Intermodulation also can create the same effects as external noise. As transmitter signals mix and create new unwanted signals, the desired signals can be muted or distorted — again, the effect is deterioration of the base station's range, as well as the range of the receivers, at the site. This interference is much more difficult to detect and mitigate, because the effects are mostly intermittent. For voice systems, the intermodulation manifests as loud sounds when the signals are analog in nature; in digital systems, the speech will drop entirely. In both cases, signal quality and range are negatively affected.
Unwanted signals close to the desired signals also can cause receiver desense that is similar to the first two types of interference and with similar effects — i.e., either a reduction of range or audibility.
The effects of noise, intermodulation and desense can be modeled in a radio-frequency link budget or an RF tool using C/N; C/I; C/(I+N); C/A; or C/(I+A+N). Let's examine each.
Carrier to noise, or C/N, represents the amount the desired signal must be above the effective receiver noise floor in order to operate efficiently, and is displayed in dB. A typical value for C/N would be 7.6 dB for Project 25 Phase 1 radio systems.
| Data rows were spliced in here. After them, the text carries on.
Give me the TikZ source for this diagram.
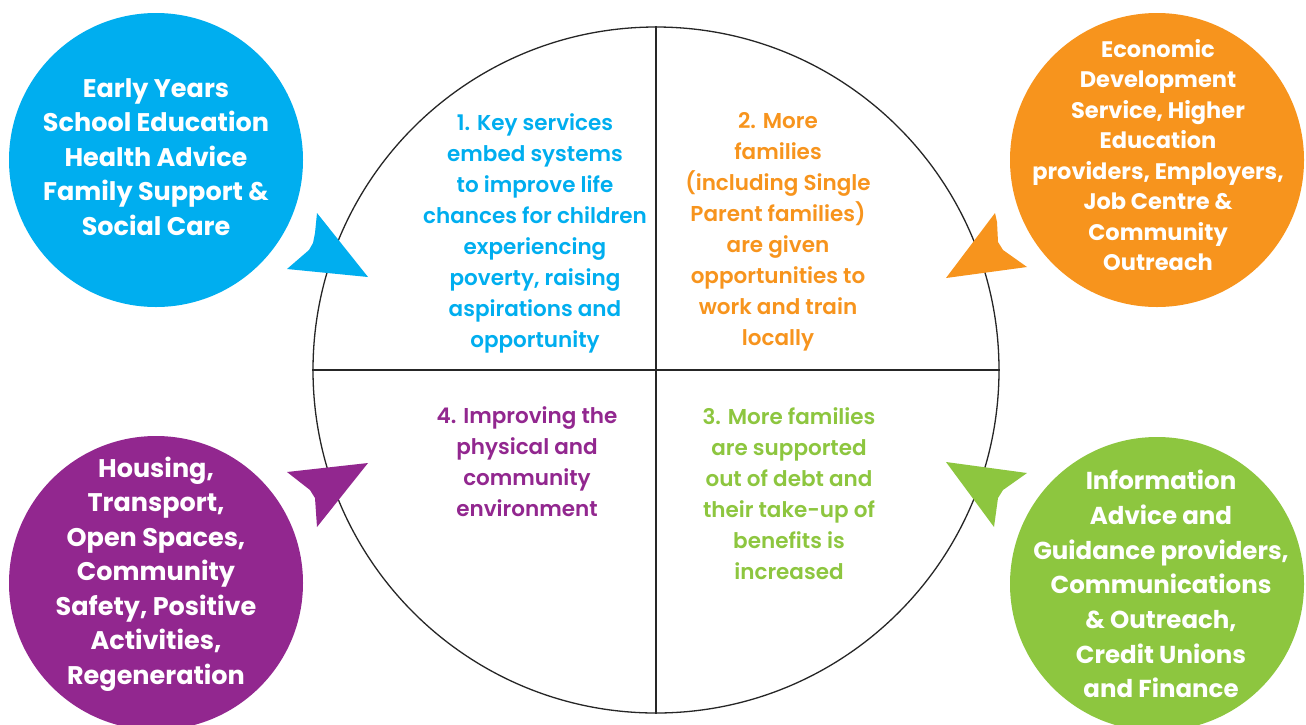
\documentclass[tikz,border=0pt]{standalone}
\usepackage{fontspec}
\newfontfamily\heavy{Poppins Bold}
\newfontfamily\medium{Poppins SemiBold}
\definecolor{cblue}{HTML}{00AEEF}
\definecolor{corange}{HTML}{F7941D}
\definecolor{cpurple}{HTML}{92278F}
\definecolor{cgreen}{HTML}{8DC63F}
\tikzset{
  bubble/.style={circle, inner sep=0pt, minimum size=294pt},
  bubbletext/.style={text=white, align=center, inner sep=0pt, font=\heavy\fontsize{25.5}{34.5}\selectfont},
  goal/.style={align=center, font=\medium\fontsize{21.5}{31}\selectfont}
}
\begin{document}
\begin{tikzpicture}[x=1pt,y=-1pt]
\useasboundingbox[fill=white] (0,0) rectangle (1306,724);
% central circle
\node[circle, draw=black!85, line width=1.3pt, minimum size=686pt, inner sep=0pt] (big) at (656,370) {};
\draw[black!85, line width=1.3pt] (big.north) -- (big.south);
\draw[black!85, line width=1.3pt] (big.west) -- (big.east);
% outer bubbles
\node[bubble, fill=cblue] (b1) at (156,160) {};
\node[bubble, fill=corange] (b2) at (1157,160) {};
\node[bubble, fill=cpurple] (b4) at (156,583) {};
\node[bubble, fill=cgreen] (b3) at (1157,584) {};
\node[bubbletext] (l1) at (156,157) {Early Years\\School Education\\Health Advice\\Family Support \&\\Social Care};
\node[bubbletext, font=\heavy\fontsize{22.5}{30.5}\selectfont] (l2) at (1158,155) {Economic\\Development\\Service, Higher\\Education\\providers, Employers,\\Job Centre \&\\Community\\Outreach};
\node[bubbletext] (l4) at (156,574) {Housing,\\Transport,\\Open Spaces,\\Community\\Safety, Positive\\Activities,\\Regeneration};
\node[bubbletext, font=\heavy\fontsize{24.5}{34.7}\selectfont] (l3) at (1161,584) {Information\\Advice and\\Guidance providers,\\Communications\\\& Outreach,\\Credit Unions\\and Finance};
% goal texts
\node[goal, text=cblue] (g1) at (535,233) {1. Key services\\embed systems\\to improve life\\chances for children\\experiencing\\poverty, raising\\aspirations and\\opportunity};
\node[goal, text=corange] (g2) at (778,232) {2. More\\families\\(including Single\\Parent families)\\are given\\opportunities to\\work and train\\locally};
\node[goal, text=cpurple] (g4) at (527,462) {4. Improving the\\physical and\\community\\environment};
\node[goal, text=cgreen] (g3) at (789,494) {3. More families\\are supported\\out of debt and\\their take-up of\\benefits is\\increased};
% arrow tips
\fill[cblue] (317,213) -- (315,233) -- (313,243) -- (309,250) -- (287,269) -- (368,277) -- cycle;
\fill[corange] (995,213) -- (946,278) -- (1027,267) -- (1003,250) -- (998,242) -- (997,222) -- cycle;
\fill[cpurple] (287,472) -- (368,463) -- (317,527) -- (315,498) -- (310,490) -- cycle;
\fill[cgreen] (946,462) -- (1027,473) -- (1003,490) -- (998,498) -- (994,527) -- cycle;
\end{tikzpicture}
\end{document}
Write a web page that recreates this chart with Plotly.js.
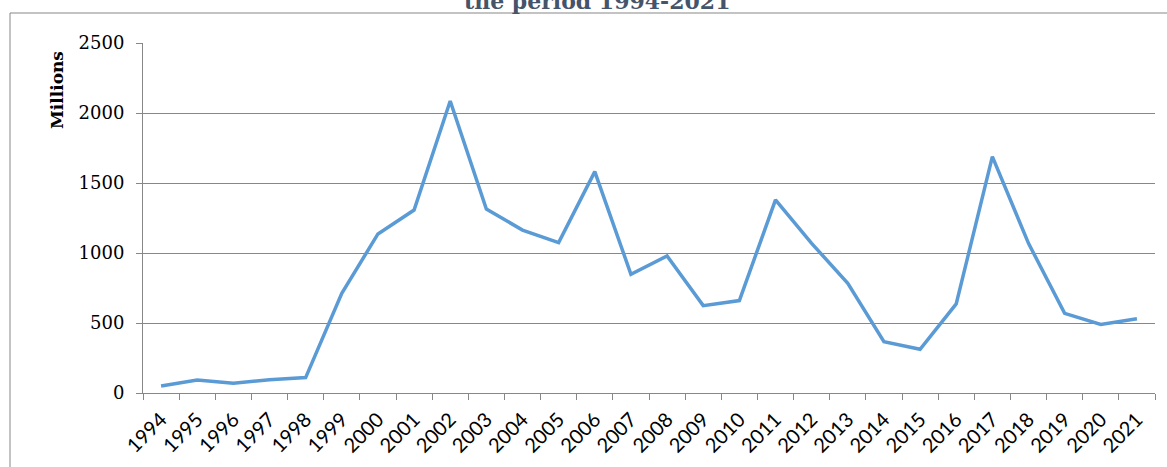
<!DOCTYPE html>
<html>
<head>
<meta charset="utf-8">
<script src="https://cdn.plot.ly/plotly-3.0.1.min.js"></script>
<style>html,body{margin:0;padding:0;background:#fff;}#chart{width:1167px;height:467px;}</style>
</head>
<body>
<div id="chart"></div>
<script>
const years = ["1994","1995","1996","1997","1998","1999","2000","2001","2002","2003","2004","2005","2006","2007","2008","2009","2010","2011","2012","2013","2014","2015","2016","2017","2018","2019","2020","2021"];
const values = [50,93,69,95,110,712,1136,1307,2086,1314,1164,1074,1581,848,979,624,660,1379,1069,783,367,312,636,1688,1069,569,490,531];
const yTicks = [0,500,1000,1500,2000,2500];
const titleText = "the period 1994-2021";
const yTitle = "Millions";

const W = 1167, H = 467;
const L = 143, R = 12, T = 43, B = 74;
const pw = W - L - R, ph = H - T - B;
const px = x => (x - L) / pw;
const py = y => (H - B - y) / ph;

const trace = {
  x: years, y: values, type: 'scatter', mode: 'lines',
  line: {color: '#5B9BD5', width: 3.5},
  hoverinfo: 'x+y'
};

const layout = {
  width: W, height: H,
  margin: {l: L, r: R, t: T, b: B, pad: 0},
  paper_bgcolor: '#fff', plot_bgcolor: '#fff',
  showlegend: false,
  xaxis: {
    type: 'category', range: [-0.5, years.length - 0.5],
    showgrid: false, showline: true, linecolor: '#878787', linewidth: 1,
    ticks: 'outside', tickson: 'boundaries', ticklen: 6, tickcolor: '#878787',
    ticklabelstandoff: 6,
    tickangle: -45, tickfont: {family: 'Lato, "Liberation Sans", sans-serif', size: 20, color: '#000'},
    zeroline: false, fixedrange: true
  },
  yaxis: {
    range: [0, 2500], tickvals: yTicks, ticktext: yTicks.map(String),
    showgrid: true, gridcolor: '#878787', gridwidth: 1,
    showline: true, linecolor: '#878787', linewidth: 1,
    ticks: 'outside', ticklen: 6, tickcolor: '#878787',
    ticklabelstandoff: 8,
    tickfont: {family: '"DejaVu Serif", serif', size: 18, color: '#000'},
    zeroline: false, fixedrange: true
  },
  shapes: [
    {type: 'line', xref: 'paper', yref: 'paper', x0: px(10), x1: px(W + 5), y0: py(13), y1: py(13), line: {color: '#878787', width: 1}},
    {type: 'line', xref: 'paper', yref: 'paper', x0: px(10), x1: px(10), y0: py(13), y1: py(H + 5), line: {color: '#878787', width: 1}}
  ],
  annotations: [
    {text: '<b>' + yTitle + '</b>', xref: 'paper', yref: 'paper', x: px(57), y: py(90), xanchor: 'center', yanchor: 'middle', textangle: -90, showarrow: false, font: {family: '"DejaVu Serif", serif', size: 17, color: '#000'}},
    {text: '<b>' + titleText + '</b>', xref: 'paper', yref: 'paper', x: px(597), y: py(16), xanchor: 'center', yanchor: 'bottom', showarrow: false, font: {family: '"DejaVu Serif", serif', size: 22, color: '#44546A'}}
  ]
};

Plotly.newPlot('chart', [trace], layout, {displayModeBar: false, staticPlot: true});
</script>
</body>
</html>
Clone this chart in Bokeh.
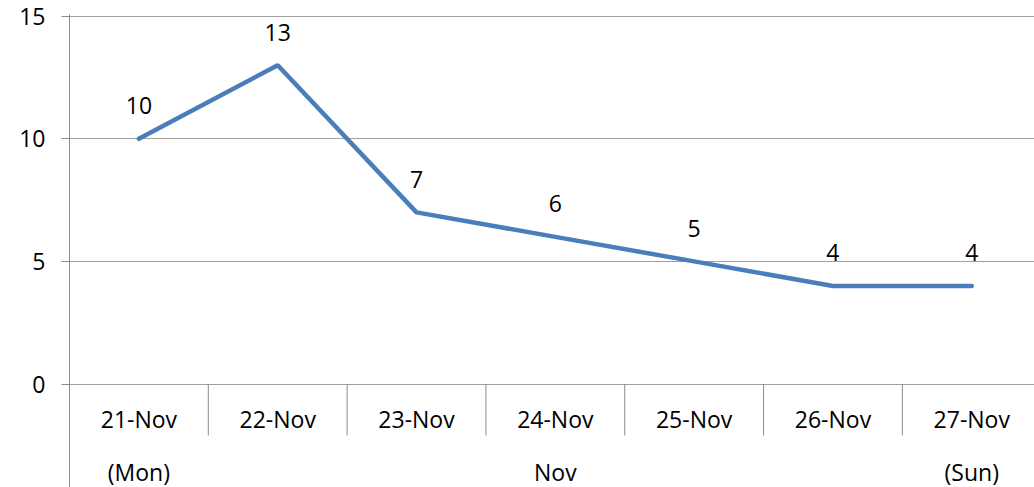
from bokeh.plotting import figure
from bokeh.models import Range1d, FixedTicker, ColumnDataSource
from bokeh.core.properties import value
from bokeh.embed import file_html
from bokeh.resources import INLINE

# ---- data ----
categories = ["21-Nov", "22-Nov", "23-Nov", "24-Nov", "25-Nov", "26-Nov", "27-Nov"]
values = [10, 13, 7, 6, 5, 4, 4]
y_ticks = [0, 5, 10, 15]
group_label = "Nov"
first_day_label = "(Mon)"
last_day_label = "(Sun)"

FONT = "Open Sans"
FS = "23px"
GRID = "#a0a0a0"
AXIS = "#8c8c8c"
BLUE = "#4a7ebb"

n = len(categories)
xs = [i + 0.5 for i in range(n)]

p = figure(width=1034, height=487, output_backend="svg", toolbar_location=None,
           x_range=Range1d(0, 6.952), y_range=Range1d(-4.221, 15.07),
           x_axis_type=None,
           min_border_left=69, min_border_right=0, min_border_top=14, min_border_bottom=0)
p.outline_line_color = None
p.background_fill_color = "white"
p.border_fill_color = "white"

# y axis
p.yaxis.ticker = FixedTicker(ticks=y_ticks, minor_ticks=[])
p.yaxis.axis_line_color = AXIS
p.yaxis.major_tick_line_color = AXIS
p.yaxis.major_tick_in = 0
p.yaxis.major_tick_out = 8
p.yaxis.minor_tick_line_color = None
p.yaxis.major_label_standoff = 16
p.yaxis.major_label_text_font = FONT
p.yaxis.major_label_text_font_size = FS
p.yaxis.major_label_text_color = "#000000"

p.ygrid.ticker = FixedTicker(ticks=y_ticks)
p.ygrid.grid_line_color = GRID
p.ygrid.grid_line_width = 1

# category dividers
div_x = list(range(1, n))
p.segment(x0=div_x, y0=[0] * len(div_x), x1=div_x, y1=[-2.1] * len(div_x),
          line_color=AXIS, line_width=1)

# category labels
p.text(x=xs, y=[-1.41] * n, text=categories, text_align="center", text_baseline="middle",
       text_font=value(FONT), text_font_size=FS, text_color="#000000")
p.text(x=[xs[0], n / 2, xs[-1]], y=[-3.6] * 3,
       text=[first_day_label, group_label, last_day_label],
       text_align="center", text_baseline="middle",
       text_font=value(FONT), text_font_size=FS, text_color="#000000")

# data line
p.line(xs, values, line_color=BLUE, line_width=4.5, line_cap="round")

# data labels
src = ColumnDataSource(dict(x=xs, y=values, t=[str(v) for v in values]))
p.text(x="x", y="y", text="t", source=src, y_offset=-33, text_align="center",
       text_baseline="middle", text_font=value(FONT), text_font_size=FS, text_color="#000000")

open("out.html", "w").write(file_html(p, INLINE))
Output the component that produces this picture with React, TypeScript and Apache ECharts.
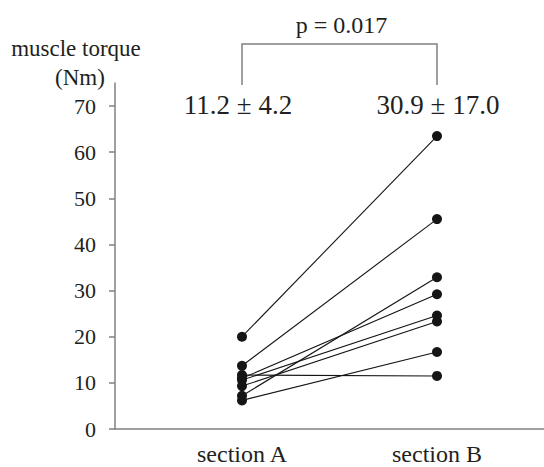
import React, { useEffect, useRef } from "react";
import * as echarts from "echarts";

const categories = ["section A", "section B"];
const sectionA = [20.0, 13.7, 11.7, 11.0, 10.6, 9.3, 7.2, 6.2];
const sectionB = [63.5, 45.5, 11.5, 29.2, 24.6, 23.3, 32.9, 16.7];
const yTicks = [0, 10, 20, 30, 40, 50, 60, 70];
const meanLabels = ["11.2 ± 4.2", "30.9 ± 17.0"];
const pLabel = "p = 0.017";
const yTitle = ["muscle torque", "(Nm)"];

const FONT = "Liberation Serif";
const TEXT = "#231f20";
const AXIS = "#808080";

export default function App() {
  const ref = useRef<HTMLDivElement>(null);
  useEffect(() => {
    if (!ref.current) return;
    const chart = echarts.init(ref.current, null, { renderer: "svg" });
    const series = sectionA.map((a, i) => ({
      type: "line",
      data: [
        [1, a],
        [2, sectionB[i]],
      ],
      symbol: "circle",
      symbolSize: 10,
      lineStyle: { color: "#151515", width: 1.1 },
      itemStyle: { color: "#151515" },
      emphasis: { disabled: true },
    }));
    chart.setOption({
      animation: false,
      textStyle: { fontFamily: FONT },
      grid: { left: 115, right: 0, top: 83, bottom: 38, containLabel: false },
      xAxis: {
        type: "value",
        min: 0.3487,
        max: 2.5487,
        splitLine: { show: false },
        axisTick: { show: false },
        axisLine: { show: true, lineStyle: { color: AXIS, width: 1.5 } },
        axisLabel: {
          customValues: [1, 2],
          formatter: (v: number) => categories[Math.round(v) - 1] ?? "",
          fontSize: 24,
          fontFamily: FONT,
          color: TEXT,
          margin: 13,
        },
      },
      yAxis: {
        type: "value",
        min: 0,
        max: 75,
        splitLine: { show: false },
        axisLine: { show: true, lineStyle: { color: AXIS, width: 1.5 } },
        axisTick: {
          show: true,
          customValues: yTicks,
          length: 6,
          lineStyle: { color: AXIS, width: 1.5 },
        },
        axisLabel: {
          customValues: yTicks,
          fontSize: 22,
          fontFamily: FONT,
          color: TEXT,
          margin: 19,
        },
      },
      series,
    });
    const pA = chart.convertToPixel({ gridIndex: 0 }, [1, 70]) as number[];
    const pB = chart.convertToPixel({ gridIndex: 0 }, [2, 70]) as number[];
    const label = (t: string, x: number, y: number, size: number) => ({
      type: "text",
      x,
      y,
      style: {
        text: t,
        fontSize: size,
        fontFamily: FONT,
        fill: TEXT,
        align: "center",
        verticalAlign: "middle",
      },
    });
    const bracketTop = 44;
    const bracketBottom = 85;
    chart.setOption({
      graphic: [
        label(meanLabels[0], pA[0] - 4, pA[1] - 1, 27),
        label(meanLabels[1], pB[0] + 1, pB[1] - 1, 27),
        label(pLabel, (pA[0] + pB[0]) / 2 + 2, 25, 24),
        label(yTitle[0], 76, 48, 23),
        label(yTitle[1], 80, 77, 23),
        {
          type: "polyline",
          shape: {
            points: [
              [pA[0], bracketBottom],
              [pA[0], bracketTop],
              [pB[0], bracketTop],
              [pB[0], bracketBottom],
            ],
          },
          style: { stroke: AXIS, lineWidth: 1.5, fill: null },
        },
      ],
    });
    return () => chart.dispose();
  }, []);
  return (
    <div
      ref={ref}
      style={{ position: "fixed", left: 0, top: 0, width: 544, height: 467, background: "#fff" }}
    />
  );
}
Note that signal fades and required fade margins vary between fixed, nomadic and fast-moving subscribers in an RF environment. For example, a fixed subscriber experiences slow, or Log-Normal, fading due to the nature of the radio wave fronts and how multipath reacts and is received. Log-Normal fades are weak, in the range of 3-6 dB for 95% confidence, and are long-lived. Because the receiver is fixed and cannot move out of the fade, these values should be considered to have a high probability of occurrence. If antenna spatial diversity is used at the base-station site or at the subscriber end, the value can be corrected by 3-6 dB. Another optimization technique called MIMO (multiple input, multiple output) leverages multiple antennas to reduce the impact of this type of fade.